Peter Ferguson has been a lecturer in Politics and Policy Studies (PPS) at Deakin University since 2015, and is currently the PPS Discipline Convenor. Previously, he was a lecturer in environmental politics at the University of Melbourne, from where he obtained his PhD in political science in 2014. Peter also holds a Bachelor of Planning and Design (Architecture), a Graduate Certificate in Arts (Political Science) and a Master of International Politics, all from the University of Melbourne, and a Graduate Certificate of Higher Education and Learning from Deakin University.

Peter is a discourse analyst and critical theorist, whose research focusses on the political barriers to moving toward a socially just and ecologically sustainable states system and global economy.

This was the focus of his 2018 book Post-growth Politics: A Critical Theoretical and Policy Framework for Decarbonisation (Springer, London), which uses a critical political economy approach to develop an historically and politically grounded set of strategies for states to move toward a post-growth, decarbonised global economy. In Post-growth Politics, Peter argues that significant decarbonisation can only be achieved if conventional growth-based economies are replaced by an alternative post-growth economy, in which sustainable biophysical thresholds are not breached, the social and ecological costs of economic activity do not exceed its benefits, and the commitment of governments to economic growth is replaced by objectives such as societal well-being and environmental protection. However, rather than proposing an idealised and politically naïve model of socioecological transformation, the proposed post-growth policy framework is highly cognisant of the geopolitical and international economic pressures facing states and demonstrates how these can be managed in the transition toward a post-growth economy.

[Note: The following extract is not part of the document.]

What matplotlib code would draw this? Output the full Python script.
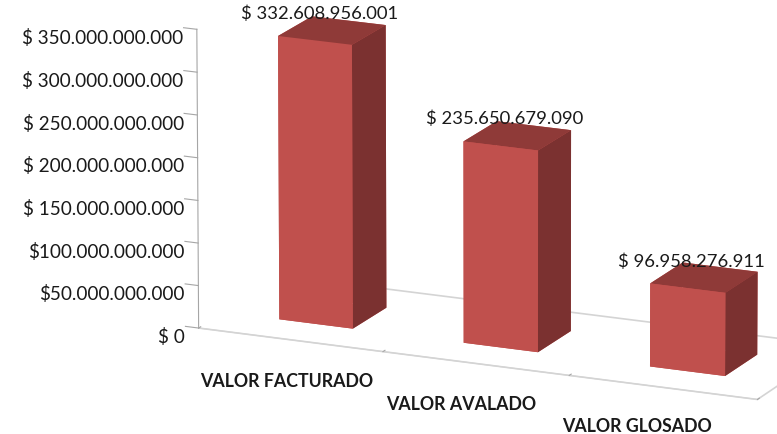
import matplotlib
matplotlib.use('Agg')
import matplotlib.pyplot as plt
import numpy as np

categories = ['VALOR FACTURADO', 'VALOR AVALADO', 'VALOR GLOSADO']
values = [332608956001, 235650679090, 96958276911]
value_labels = ['$ 332.608.956.001', '$ 235.650.679.090', '$ 96.958.276.911']
z_ticks = [0, 50e9, 100e9, 150e9, 200e9, 250e9, 300e9, 350e9]
z_tick_labels = ['$ 0', '$50.000.000.000', '$100.000.000.000', '$ 150.000.000.000',
                 '$ 200.000.000.000', '$ 250.000.000.000', '$ 300.000.000.000',
                 '$ 350.000.000.000']

plt.rcParams['font.family'] = ['Lato', 'DejaVu Sans']

front = '#c0504d'
top = '#8f3a38'
side = '#7b3130'

fig = plt.figure(figsize=(7.77, 4.34), dpi=100)
ax = fig.add_axes([0.196, -0.10, 0.92, 1.3], projection='3d')
ax.set_proj_type('persp', focal_length=5)
ax.view_init(elev=16, azim=-66)
ax.set_box_aspect((3, 1, 1.53), zoom=1.23)

n = len(values)
xs = np.arange(n) - 0.2
# face order in bar3d: -z, +z, -y, +y, -x, +x
face_colors = []
for _ in range(n):
    face_colors += [front, top, front, front, front, side]
ax.bar3d(xs, [0.3] * n, [0] * n, 0.4, 0.4, values, color=face_colors,
         shade=False, edgecolor='none')

ax.set_xlim(-0.5, 2.5)
ax.set_ylim(0, 1)
ax.set_zlim(0, 350e9)

ax.grid(False)
ax.xaxis.set_pane_color((1, 1, 1, 0))
ax.yaxis.set_pane_color((1, 1, 1, 0))
ax.zaxis.set_pane_color((1, 1, 1, 1))
ax.zaxis.pane.set_edgecolor('#d4d4d4')
ax.zaxis.pane.set_linewidth(1.2)

# put the value axis on the front-left edge
ax.zaxis._axinfo['juggled'] = (1, 2, 0)

ax.set_xticks([-0.5, 0.5, 1.5, 2.5])
ax.set_xticklabels([])
ax.set_yticks([])
ax.yaxis.line.set_color((1, 1, 1, 0))
ax.xaxis.line.set_color('#d4d4d4')
ax.zaxis.line.set_color('#a6a6a6')
ax.set_zticks(z_ticks)
ax.set_zticklabels(z_tick_labels, fontsize=13.6, color='#1a1a1a')
for t in ax.get_zticklabels():
    t.set_ha('right')
ax.zaxis._axinfo['tick']['inward_factor'] = 0
ax.zaxis._axinfo['tick']['outward_factor'] = 0.3
ax.xaxis._axinfo['tick']['inward_factor'] = 0
ax.xaxis._axinfo['tick']['outward_factor'] = 0.3
ax.tick_params(axis='z', colors='#a6a6a6', labelcolor='#1a1a1a', pad=-3.5)
ax.tick_params(axis='x', colors='#a6a6a6')
for a in (ax.xaxis, ax.yaxis, ax.zaxis):
    a.label.set_visible(False)
    a.offsetText.set_visible(False)

for i, (v, lab) in enumerate(zip(values, value_labels)):
    ax.text(i, 0.35, v + 22e9, lab, ha='center', va='baseline', fontsize=13.3,
            color='#1a1a1a')

for i, c in enumerate(categories):
    ax.text(i - 0.02 - 0.06 * i, 0, -50e9, c, ha='center', va='center',
            fontsize=12.8, fontweight='bold', color='#1a1a1a')

fig.savefig('out.png', dpi=100)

Peter has also published numerous articles in peer reviewed journals on environmental politics, ecological security and green political economy. His most recent article, entitled ‘Discourses of resilience in the climate security debate,’ was in published in 2019 in Global Environmental Politics (vol. 19, no. 2, pp. 104-126), and seeks to make sense of the multifarious ways the language of resilience is deployed in the climate change debate to articulate notions of security, insecurity, vulnerability, responsibility and ultimately power.
In 2015, Peter was a co-author of a report from the Centre for Policy Development (The Longest Conflict: Australia’s Climate Security Challenge), which outlined the serious risks climate change poses to Australia’s national security and the human security of vulnerable people in our region.